Exercise> Below is a listing. Gather each line of it that contains "with".

Information shown>
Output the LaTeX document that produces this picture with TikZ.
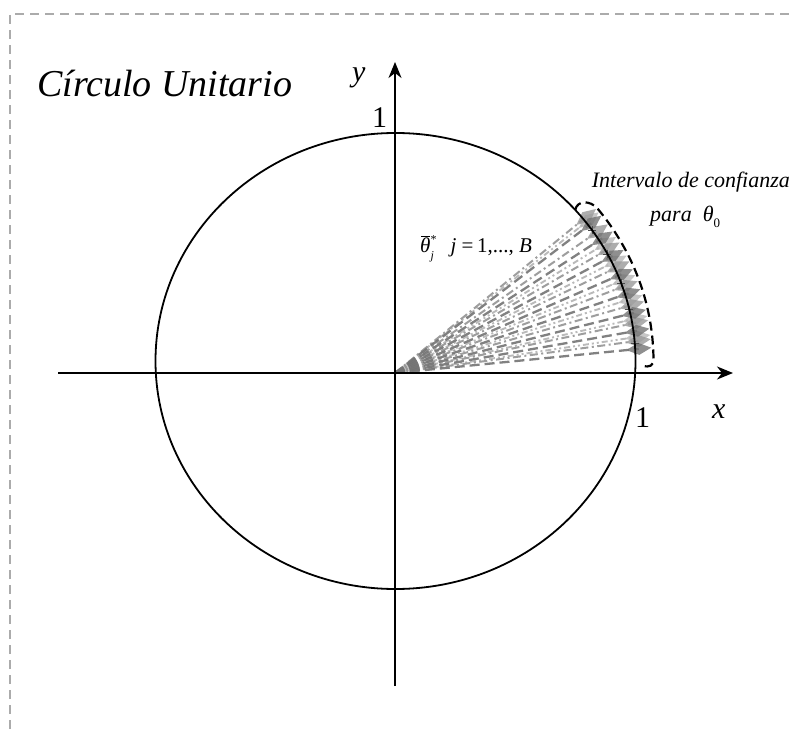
\documentclass[tikz,border=0pt]{standalone}
\usepackage{fontspec}
\setmainfont{Liberation Serif}
\usetikzlibrary{shapes.geometric}
\usetikzlibrary{arrows.meta}
\begin{document}
\begin{tikzpicture}[x=1pt,y=1pt,
  frame/.style={draw=black!33, line width=1.4pt, dash pattern=on 9pt off 6pt},
  axis/.style={draw=black, line width=1.8pt, -{Stealth[length=16pt,width=13pt,inset=5pt]}},
  unitcirc/.style={draw=black, line width=1.8pt},
  bracket/.style={draw=black, line width=2.2pt, dash pattern=on 9pt off 5pt},
  lbl/.style={inner sep=0pt, anchor=base west, font=\fontsize{30}{30}\selectfont},
  txt/.style={inner sep=0pt, font=\fontsize{22}{22}\selectfont\itshape},
  dia/.style={diamond, draw=none, fill=#1, fill opacity=0.8, inner sep=0pt,
              minimum width=26pt, minimum height=13pt, aspect=2},
  rlong/.style={draw=black!55, line width=2.3pt, dash pattern=on 10pt off 5pt, draw opacity=0.9},
  rdot/.style={draw=black!42, line width=2pt, dash pattern=on 8pt off 3.5pt on 2pt off 3.5pt, draw opacity=0.9},
  rdd/.style={draw=black!30, line width=1.9pt, dash pattern=on 6pt off 3pt on 2pt off 3pt on 2pt off 3pt, draw opacity=0.9},
  plus/.style={draw=black!70, line width=0.6pt}
]
\useasboundingbox (0,0) rectangle (794,729);
% frame
\coordinate (f1) at (10,0);
\coordinate (f2) at (10,715);
\coordinate (f3) at (794,715);
\draw[frame] (f1) -- (f2) -- (f3);
% centre and axes
\coordinate (C) at (395.5,368);
\coordinate (A) at (395,356);
\coordinate (xl) at (58,356);
\coordinate (xr) at (733,356);
\coordinate (yb) at (395,43);
\coordinate (yt) at (395,667);
% points on the circle
\begin{scope}[shift={(C)}, x=240pt, y=228pt]
  \foreach \a [count=\i] in {36.5,32,27,22,17,12,7.5,3}
    {\coordinate (L\i) at (\a:1.015);}
  \foreach \a [count=\i] in {38.5,34,29,24,19,14,9.5,5}
    {\coordinate (D\i) at (\a:1.015);}
  \foreach \a [count=\i] in {37.5,30.5,25.5,20.5,15.5,10.5,6}
    {\coordinate (E\i) at (\a:1.015);}
  \foreach \a [count=\i] in {35,28,20,13,4.5}
    {\coordinate (P\i) at (\a:1.0);}
\end{scope}
% rays with diamond ends
\foreach \i in {1,...,7} {\draw[rdd] (A) -- (E\i) node[pos=1, sloped, dia=black!28] (e\i) {};}
\foreach \i in {1,...,8} {\draw[rdot] (A) -- (D\i) node[pos=1, sloped, dia=black!40] (d\i) {};}
\foreach \i in {1,...,8} {\draw[rlong] (A) -- (L\i) node[pos=1, sloped, dia=black!55] (l\i) {};}
\foreach \i in {1,...,5} {\draw[plus] ([xshift=-4pt]P\i) -- ([xshift=4pt]P\i) ([yshift=-4pt]P\i) -- ([yshift=4pt]P\i);}
% circle and axes
\draw[unitcirc] (C) ellipse[x radius=240, y radius=228];
\draw[axis] (xl) -- (xr);
\draw[axis] (yb) -- (yt);
% confidence bracket
\begin{scope}[shift={(C)}, x=240pt, y=228pt]
  \draw[bracket] (41.5:1.0) .. controls (43:1.035) and (41:1.075) .. (38.5:1.075)
    -- plot[domain=38.5:0.5, samples=40] ({1.075*cos(\x)},{1.075*sin(\x)})
    .. controls (-1.2:1.075) and (-1.5:1.06) .. (-1.2:1.03);
\end{scope}
% labels
\node[inner sep=0pt, anchor=base west, font=\fontsize{38}{38}\selectfont\itshape] (title) at (37,632) {Círculo Unitario};
\node[lbl, font=\fontsize{30}{30}\selectfont\itshape] (ylab) at (352,647) {y};
\node[lbl, font=\fontsize{30}{30}\selectfont\itshape] (xlab) at (712,311) {x};
\node[lbl] (one1) at (372,601) {1};
\node[lbl] (one2) at (635,302) {1};
\node[txt, anchor=base east] (int1) at (790,541) {Intervalo de confianza};
\node[txt, anchor=base west] (int2) at (650,507) {para\ \ θ\raisebox{-0.25em}{\fontsize{13}{13}\selectfont\upshape 0}};
\node[inner sep=0pt, anchor=base west, font=\fontsize{21}{21}\selectfont] (theta) at (420,476)
  {\itshape θ\llap{\raisebox{0.78em}{\rule{0.42em}{0.05em}}\hspace{0.03em}}\rlap{\raisebox{0.45em}{\fontsize{12}{12}\selectfont\upshape *}}\raisebox{-0.3em}{\fontsize{12}{12}\selectfont j}\hspace{0.8em}j\upshape\ =\,1,...,\ \itshape B};
\end{tikzpicture}
\end{document}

Complete response>
Output the LaTeX document that produces this picture with TikZ.
% rays with diamond ends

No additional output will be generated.